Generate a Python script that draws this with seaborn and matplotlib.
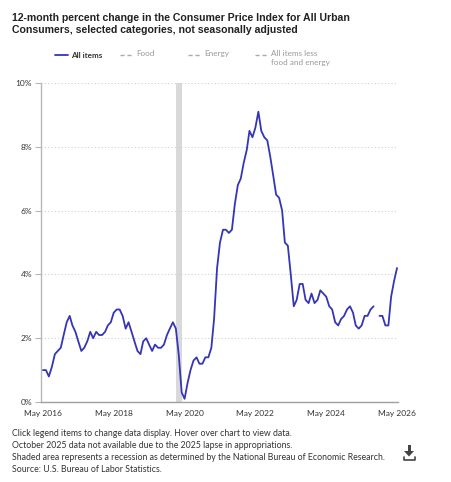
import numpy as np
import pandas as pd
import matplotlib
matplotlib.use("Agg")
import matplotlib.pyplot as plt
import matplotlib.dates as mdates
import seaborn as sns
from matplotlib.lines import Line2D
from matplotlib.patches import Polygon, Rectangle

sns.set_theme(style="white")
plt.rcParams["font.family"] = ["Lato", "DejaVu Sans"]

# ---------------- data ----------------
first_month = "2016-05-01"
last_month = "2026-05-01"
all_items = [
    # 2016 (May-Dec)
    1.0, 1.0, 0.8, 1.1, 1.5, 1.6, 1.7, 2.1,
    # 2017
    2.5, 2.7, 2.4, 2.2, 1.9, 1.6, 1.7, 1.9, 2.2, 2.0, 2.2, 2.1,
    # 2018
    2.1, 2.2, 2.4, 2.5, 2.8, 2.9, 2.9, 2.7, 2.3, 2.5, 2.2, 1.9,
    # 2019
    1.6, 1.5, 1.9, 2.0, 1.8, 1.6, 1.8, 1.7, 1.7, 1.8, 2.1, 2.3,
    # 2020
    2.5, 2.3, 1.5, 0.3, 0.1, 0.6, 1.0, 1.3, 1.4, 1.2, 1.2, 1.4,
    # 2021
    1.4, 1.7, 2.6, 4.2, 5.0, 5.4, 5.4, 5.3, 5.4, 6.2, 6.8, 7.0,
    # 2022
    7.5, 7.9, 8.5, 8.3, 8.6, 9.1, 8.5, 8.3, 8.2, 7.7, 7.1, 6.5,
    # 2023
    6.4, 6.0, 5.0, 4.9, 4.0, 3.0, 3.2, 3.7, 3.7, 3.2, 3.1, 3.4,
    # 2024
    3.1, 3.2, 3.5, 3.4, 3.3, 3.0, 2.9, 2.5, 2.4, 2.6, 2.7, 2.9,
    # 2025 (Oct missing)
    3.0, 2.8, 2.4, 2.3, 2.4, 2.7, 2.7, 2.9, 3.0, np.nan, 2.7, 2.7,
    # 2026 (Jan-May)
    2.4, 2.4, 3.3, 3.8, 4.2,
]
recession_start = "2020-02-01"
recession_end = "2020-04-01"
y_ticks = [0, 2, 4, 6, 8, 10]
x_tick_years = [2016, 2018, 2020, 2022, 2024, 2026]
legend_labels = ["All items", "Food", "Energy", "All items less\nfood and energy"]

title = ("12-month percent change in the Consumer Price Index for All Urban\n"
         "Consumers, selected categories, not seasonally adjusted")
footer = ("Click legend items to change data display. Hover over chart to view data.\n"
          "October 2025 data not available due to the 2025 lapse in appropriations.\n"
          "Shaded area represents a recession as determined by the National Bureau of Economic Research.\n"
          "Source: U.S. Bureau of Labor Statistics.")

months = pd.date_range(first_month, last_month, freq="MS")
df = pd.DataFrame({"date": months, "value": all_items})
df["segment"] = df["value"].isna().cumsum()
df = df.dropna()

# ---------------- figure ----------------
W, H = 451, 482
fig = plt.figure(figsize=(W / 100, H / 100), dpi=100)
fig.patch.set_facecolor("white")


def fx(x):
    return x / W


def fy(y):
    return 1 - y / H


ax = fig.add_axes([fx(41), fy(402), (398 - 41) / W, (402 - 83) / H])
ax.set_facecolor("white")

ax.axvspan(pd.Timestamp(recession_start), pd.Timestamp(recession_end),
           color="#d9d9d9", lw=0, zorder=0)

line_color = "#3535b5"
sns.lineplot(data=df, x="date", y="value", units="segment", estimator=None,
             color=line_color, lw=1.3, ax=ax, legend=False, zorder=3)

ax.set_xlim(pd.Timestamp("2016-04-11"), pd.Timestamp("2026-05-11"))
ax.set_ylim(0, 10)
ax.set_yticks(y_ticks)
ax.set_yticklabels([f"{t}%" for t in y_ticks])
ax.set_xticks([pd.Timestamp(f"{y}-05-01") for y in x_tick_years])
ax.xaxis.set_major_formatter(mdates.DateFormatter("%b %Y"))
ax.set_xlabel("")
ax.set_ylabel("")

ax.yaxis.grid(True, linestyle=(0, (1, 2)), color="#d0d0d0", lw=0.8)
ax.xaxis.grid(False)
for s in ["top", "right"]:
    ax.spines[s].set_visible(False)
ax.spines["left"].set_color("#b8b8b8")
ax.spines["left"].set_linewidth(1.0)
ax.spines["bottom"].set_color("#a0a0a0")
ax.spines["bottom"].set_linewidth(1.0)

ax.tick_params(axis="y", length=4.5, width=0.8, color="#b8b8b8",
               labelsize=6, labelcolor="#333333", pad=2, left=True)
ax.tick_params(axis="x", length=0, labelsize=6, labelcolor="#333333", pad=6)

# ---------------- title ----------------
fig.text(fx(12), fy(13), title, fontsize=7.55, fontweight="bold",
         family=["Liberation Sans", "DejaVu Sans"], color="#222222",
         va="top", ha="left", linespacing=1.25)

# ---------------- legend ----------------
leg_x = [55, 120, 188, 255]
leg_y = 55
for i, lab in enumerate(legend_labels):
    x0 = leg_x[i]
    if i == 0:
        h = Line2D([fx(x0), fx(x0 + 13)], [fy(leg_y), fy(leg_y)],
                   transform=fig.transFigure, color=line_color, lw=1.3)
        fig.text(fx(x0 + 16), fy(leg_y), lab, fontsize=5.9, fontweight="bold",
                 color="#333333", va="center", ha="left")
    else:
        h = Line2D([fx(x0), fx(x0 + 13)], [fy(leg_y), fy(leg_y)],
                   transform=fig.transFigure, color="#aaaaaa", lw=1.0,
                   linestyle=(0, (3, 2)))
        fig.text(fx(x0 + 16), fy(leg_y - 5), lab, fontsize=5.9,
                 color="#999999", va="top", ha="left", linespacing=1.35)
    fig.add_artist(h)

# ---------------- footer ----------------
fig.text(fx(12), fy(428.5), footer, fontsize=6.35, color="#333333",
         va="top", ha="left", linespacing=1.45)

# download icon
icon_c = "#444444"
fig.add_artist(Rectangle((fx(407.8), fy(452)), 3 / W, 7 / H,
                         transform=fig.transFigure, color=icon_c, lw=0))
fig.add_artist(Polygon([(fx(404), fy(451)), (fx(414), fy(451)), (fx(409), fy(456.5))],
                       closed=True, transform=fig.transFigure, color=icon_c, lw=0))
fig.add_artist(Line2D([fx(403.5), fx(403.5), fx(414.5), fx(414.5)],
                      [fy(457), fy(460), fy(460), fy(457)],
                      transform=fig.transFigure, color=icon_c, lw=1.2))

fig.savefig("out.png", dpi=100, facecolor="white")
- - - -
Omit the pictures, then quote the rest of the material above exactly.

Answer:
Generate a Python script that draws this with seaborn and matplotlib.
import numpy as np
import pandas as pd
import matplotlib
matplotlib.use("Agg")
import matplotlib.pyplot as plt
import matplotlib.dates as mdates
import seaborn as sns
from matplotlib.lines import Line2D
from matplotlib.patches import Polygon, Rectangle

sns.set_theme(style="white")
plt.rcParams["font.family"] = ["Lato", "DejaVu Sans"]

# ---------------- data ----------------
first_month = "2016-05-01"
last_month = "2026-05-01"
all_items = [
    # 2016 (May-Dec)
    1.0, 1.0, 0.8, 1.1, 1.5, 1.6, 1.7, 2.1,
    # 2017
    2.5, 2.7, 2.4, 2.2, 1.9, 1.6, 1.7, 1.9, 2.2, 2.0, 2.2, 2.1,
    # 2018
    2.1, 2.2, 2.4, 2.5, 2.8, 2.9, 2.9, 2.7, 2.3, 2.5, 2.2, 1.9,
    # 2019
    1.6, 1.5, 1.9, 2.0, 1.8, 1.6, 1.8, 1.7, 1.7, 1.8, 2.1, 2.3,
    # 2020
    2.5, 2.3, 1.5, 0.3, 0.1, 0.6, 1.0, 1.3, 1.4, 1.2, 1.2, 1.4,
    # 2021
    1.4, 1.7, 2.6, 4.2, 5.0, 5.4, 5.4, 5.3, 5.4, 6.2, 6.8, 7.0,
    # 2022
    7.5, 7.9, 8.5, 8.3, 8.6, 9.1, 8.5, 8.3, 8.2, 7.7, 7.1, 6.5,
    # 2023
    6.4, 6.0, 5.0, 4.9, 4.0, 3.0, 3.2, 3.7, 3.7, 3.2, 3.1, 3.4,
    # 2024
    3.1, 3.2, 3.5, 3.4, 3.3, 3.0, 2.9, 2.5, 2.4, 2.6, 2.7, 2.9,
    # 2025 (Oct missing)
    3.0, 2.8, 2.4, 2.3, 2.4, 2.7, 2.7, 2.9, 3.0, np.nan, 2.7, 2.7,
    # 2026 (Jan-May)
    2.4, 2.4, 3.3, 3.8, 4.2,
]
recession_start = "2020-02-01"
recession_end = "2020-04-01"
y_ticks = [0, 2, 4, 6, 8, 10]
x_tick_years = [2016, 2018, 2020, 2022, 2024, 2026]
legend_labels = ["All items", "Food", "Energy", "All items less\nfood and energy"]

title = ("12-month percent change in the Consumer Price Index for All Urban\n"
         "Consumers, selected categories, not seasonally adjusted")
footer = ("Click legend items to change data display. Hover over chart to view data.\n"
          "October 2025 data not available due to the 2025 lapse in appropriations.\n"
          "Shaded area represents a recession as determined by the National Bureau of Economic Research.\n"
          "Source: U.S. Bureau of Labor Statistics.")

months = pd.date_range(first_month, last_month, freq="MS")
df = pd.DataFrame({"date": months, "value": all_items})
df["segment"] = df["value"].isna().cumsum()
df = df.dropna()

# ---------------- figure ----------------
W, H = 451, 482
fig = plt.figure(figsize=(W / 100, H / 100), dpi=100)
fig.patch.set_facecolor("white")


def fx(x):
    return x / W


def fy(y):
    return 1 - y / H


ax = fig.add_axes([fx(41), fy(402), (398 - 41) / W, (402 - 83) / H])
ax.set_facecolor("white")

ax.axvspan(pd.Timestamp(recession_start), pd.Timestamp(recession_end),
           color="#d9d9d9", lw=0, zorder=0)

line_color = "#3535b5"
sns.lineplot(data=df, x="date", y="value", units="segment", estimator=None,
             color=line_color, lw=1.3, ax=ax, legend=False, zorder=3)

ax.set_xlim(pd.Timestamp("2016-04-11"), pd.Timestamp("2026-05-11"))
ax.set_ylim(0, 10)
ax.set_yticks(y_ticks)
ax.set_yticklabels([f"{t}%" for t in y_ticks])
ax.set_xticks([pd.Timestamp(f"{y}-05-01") for y in x_tick_years])
ax.xaxis.set_major_formatter(mdates.DateFormatter("%b %Y"))
ax.set_xlabel("")
ax.set_ylabel("")

ax.yaxis.grid(True, linestyle=(0, (1, 2)), color="#d0d0d0", lw=0.8)
ax.xaxis.grid(False)
for s in ["top", "right"]:
    ax.spines[s].set_visible(False)
ax.spines["left"].set_color("#b8b8b8")
ax.spines["left"].set_linewidth(1.0)
ax.spines["bottom"].set_color("#a0a0a0")
ax.spines["bottom"].set_linewidth(1.0)

ax.tick_params(axis="y", length=4.5, width=0.8, color="#b8b8b8",
               labelsize=6, labelcolor="#333333", pad=2, left=True)
ax.tick_params(axis="x", length=0, labelsize=6, labelcolor="#333333", pad=6)

# ---------------- title ----------------
fig.text(fx(12), fy(13), title, fontsize=7.55, fontweight="bold",
         family=["Liberation Sans", "DejaVu Sans"], color="#222222",
         va="top", ha="left", linespacing=1.25)

# ---------------- legend ----------------
leg_x = [55, 120, 188, 255]
leg_y = 55
for i, lab in enumerate(legend_labels):
    x0 = leg_x[i]
    if i == 0:
        h = Line2D([fx(x0), fx(x0 + 13)], [fy(leg_y), fy(leg_y)],
                   transform=fig.transFigure, color=line_color, lw=1.3)
        fig.text(fx(x0 + 16), fy(leg_y), lab, fontsize=5.9, fontweight="bold",
                 color="#333333", va="center", ha="left")
    else:
        h = Line2D([fx(x0), fx(x0 + 13)], [fy(leg_y), fy(leg_y)],
                   transform=fig.transFigure, color="#aaaaaa", lw=1.0,
                   linestyle=(0, (3, 2)))
        fig.text(fx(x0 + 16), fy(leg_y - 5), lab, fontsize=5.9,
                 color="#999999", va="top", ha="left", linespacing=1.35)
    fig.add_artist(h)

# ---------------- footer ----------------
fig.text(fx(12), fy(428.5), footer, fontsize=6.35, color="#333333",
         va="top", ha="left", linespacing=1.45)

# download icon
icon_c = "#444444"
fig.add_artist(Rectangle((fx(407.8), fy(452)), 3 / W, 7 / H,
                         transform=fig.transFigure, color=icon_c, lw=0))
fig.add_artist(Polygon([(fx(404), fy(451)), (fx(414), fy(451)), (fx(409), fy(456.5))],
                       closed=True, transform=fig.transFigure, color=icon_c, lw=0))
fig.add_artist(Line2D([fx(403.5), fx(403.5), fx(414.5), fx(414.5)],
                      [fy(457), fy(460), fy(460), fy(457)],
                      transform=fig.transFigure, color=icon_c, lw=1.2))

fig.savefig("out.png", dpi=100, facecolor="white")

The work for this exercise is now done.